Jeffrey Brown: This is also a kind of wildly funny satirical look at other issues like class, right?
Kevin Wilson: Yes.
Jeffrey Brown: And I’m wondering, who are your models?
Kevin Wilson: Ann Patchett, to me, is a writer that her stories are many times about family, but also a diverse group of people who, under strange circumstances, have to become a family.
And Ann is, to my mind — especially in her new novel, “The Dutch House,” just writes so eloquently about class and about what it means to have privilege.
But that book, to me, even — and what I love about it, it has these fairy tale elements that make the story slightly magical to me.
And then the other writer is George Saunders, who — as you know, he’s so wild and so strange. But a story like “Sea Oak” is really about the inescapability of poverty. But instead of coming at it head on, he has this aunt come back from the dead who becomes this profane oracle.
And that really influenced me. I was like, if I’m going to write about this stuff, I don’t know that I have the authority to do it. So, I’m going to come at it in a strange way.
And then, that way, that will give me — if I’m funny at first, then I can work my way into the larger topics.

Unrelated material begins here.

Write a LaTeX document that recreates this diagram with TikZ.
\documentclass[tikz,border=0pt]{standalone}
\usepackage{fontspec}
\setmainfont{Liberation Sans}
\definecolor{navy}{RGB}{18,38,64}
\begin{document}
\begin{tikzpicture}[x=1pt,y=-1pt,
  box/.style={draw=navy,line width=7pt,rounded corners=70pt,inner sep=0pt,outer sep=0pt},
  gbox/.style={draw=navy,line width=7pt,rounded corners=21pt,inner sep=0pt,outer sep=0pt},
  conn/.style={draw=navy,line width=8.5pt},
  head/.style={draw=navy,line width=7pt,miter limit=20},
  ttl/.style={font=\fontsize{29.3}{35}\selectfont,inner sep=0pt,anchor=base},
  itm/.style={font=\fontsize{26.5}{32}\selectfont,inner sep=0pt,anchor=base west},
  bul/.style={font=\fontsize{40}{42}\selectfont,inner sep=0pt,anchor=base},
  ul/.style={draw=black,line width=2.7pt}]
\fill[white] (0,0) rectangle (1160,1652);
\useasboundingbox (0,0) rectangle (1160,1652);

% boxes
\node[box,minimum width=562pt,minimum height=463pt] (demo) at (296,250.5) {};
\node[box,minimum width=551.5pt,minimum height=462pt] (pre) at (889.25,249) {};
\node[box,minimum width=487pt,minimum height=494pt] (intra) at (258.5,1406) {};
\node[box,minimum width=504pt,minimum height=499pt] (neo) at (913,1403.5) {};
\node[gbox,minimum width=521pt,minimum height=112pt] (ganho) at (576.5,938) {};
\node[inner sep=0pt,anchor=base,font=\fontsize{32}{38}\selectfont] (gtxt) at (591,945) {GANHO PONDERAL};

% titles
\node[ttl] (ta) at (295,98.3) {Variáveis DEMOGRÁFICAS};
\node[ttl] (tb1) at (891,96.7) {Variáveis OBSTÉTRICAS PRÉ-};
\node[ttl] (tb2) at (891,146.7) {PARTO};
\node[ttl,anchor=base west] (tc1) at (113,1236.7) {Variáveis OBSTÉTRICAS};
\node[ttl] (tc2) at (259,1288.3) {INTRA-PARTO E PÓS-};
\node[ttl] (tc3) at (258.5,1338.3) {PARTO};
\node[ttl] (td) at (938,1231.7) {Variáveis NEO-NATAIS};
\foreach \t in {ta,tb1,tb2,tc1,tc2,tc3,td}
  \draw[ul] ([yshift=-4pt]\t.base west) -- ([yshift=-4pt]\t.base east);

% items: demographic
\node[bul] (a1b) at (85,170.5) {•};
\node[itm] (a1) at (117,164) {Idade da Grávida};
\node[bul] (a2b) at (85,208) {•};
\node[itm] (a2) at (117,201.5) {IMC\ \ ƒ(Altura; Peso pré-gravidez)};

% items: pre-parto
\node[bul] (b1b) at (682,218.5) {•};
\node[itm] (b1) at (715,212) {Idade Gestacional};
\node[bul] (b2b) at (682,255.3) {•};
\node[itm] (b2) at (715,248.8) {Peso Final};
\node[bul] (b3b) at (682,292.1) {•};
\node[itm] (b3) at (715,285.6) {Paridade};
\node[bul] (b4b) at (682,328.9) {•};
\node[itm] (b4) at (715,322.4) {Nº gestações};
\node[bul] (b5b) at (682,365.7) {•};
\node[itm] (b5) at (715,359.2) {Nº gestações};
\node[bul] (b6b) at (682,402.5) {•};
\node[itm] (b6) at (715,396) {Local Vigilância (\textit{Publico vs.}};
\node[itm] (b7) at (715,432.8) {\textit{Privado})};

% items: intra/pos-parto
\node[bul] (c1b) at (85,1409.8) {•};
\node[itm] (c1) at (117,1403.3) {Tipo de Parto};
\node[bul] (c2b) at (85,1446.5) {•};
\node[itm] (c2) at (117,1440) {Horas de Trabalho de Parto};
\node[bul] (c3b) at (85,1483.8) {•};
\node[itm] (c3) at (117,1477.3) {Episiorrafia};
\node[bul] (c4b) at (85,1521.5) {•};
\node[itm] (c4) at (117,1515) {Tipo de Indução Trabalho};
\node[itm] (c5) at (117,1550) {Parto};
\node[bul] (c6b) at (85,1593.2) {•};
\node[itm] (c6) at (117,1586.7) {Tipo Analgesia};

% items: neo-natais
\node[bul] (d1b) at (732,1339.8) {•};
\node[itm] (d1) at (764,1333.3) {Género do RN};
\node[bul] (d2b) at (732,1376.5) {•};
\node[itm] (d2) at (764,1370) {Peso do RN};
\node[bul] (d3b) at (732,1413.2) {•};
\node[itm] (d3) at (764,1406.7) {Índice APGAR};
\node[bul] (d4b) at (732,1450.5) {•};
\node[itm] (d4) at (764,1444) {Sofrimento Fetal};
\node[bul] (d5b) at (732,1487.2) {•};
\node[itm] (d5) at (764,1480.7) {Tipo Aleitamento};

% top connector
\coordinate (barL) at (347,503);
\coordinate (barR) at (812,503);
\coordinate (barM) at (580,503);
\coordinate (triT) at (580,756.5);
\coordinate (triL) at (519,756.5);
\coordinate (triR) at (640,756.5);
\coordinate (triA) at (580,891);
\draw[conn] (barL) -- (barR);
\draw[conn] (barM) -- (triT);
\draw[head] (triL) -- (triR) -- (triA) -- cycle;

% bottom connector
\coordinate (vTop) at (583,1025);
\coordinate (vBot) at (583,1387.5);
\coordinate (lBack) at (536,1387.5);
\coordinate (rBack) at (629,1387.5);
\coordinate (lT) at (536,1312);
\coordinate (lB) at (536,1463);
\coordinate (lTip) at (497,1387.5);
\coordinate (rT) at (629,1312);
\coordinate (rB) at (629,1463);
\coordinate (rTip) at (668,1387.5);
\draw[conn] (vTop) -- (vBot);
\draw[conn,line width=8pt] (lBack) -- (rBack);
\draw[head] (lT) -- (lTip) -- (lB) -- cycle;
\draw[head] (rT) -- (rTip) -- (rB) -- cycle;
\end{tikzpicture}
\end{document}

Jeffrey Brown: So, childhood and family and what is the meaning of normal class issues?
Kevin Wilson: Right.
Jeffrey Brown: I use the word satire.
Kevin Wilson: I’m fine with that.
Jeffrey Brown: Yes?
Kevin Wilson: That works for me.
I mean, I think, especially with this book, it is satirical in the way that it examines kind of Old South money, Old South politics, the way that privilege kind of protects you from distress or affliction, for as long as you possibly can.
Jeffrey Brown: All right, Kevin Wilson.
The book is “Nothing to See Here.”
Thank you very much.
Kevin Wilson: Thank you so much.
Judy Woodruff: A book for parents and many others.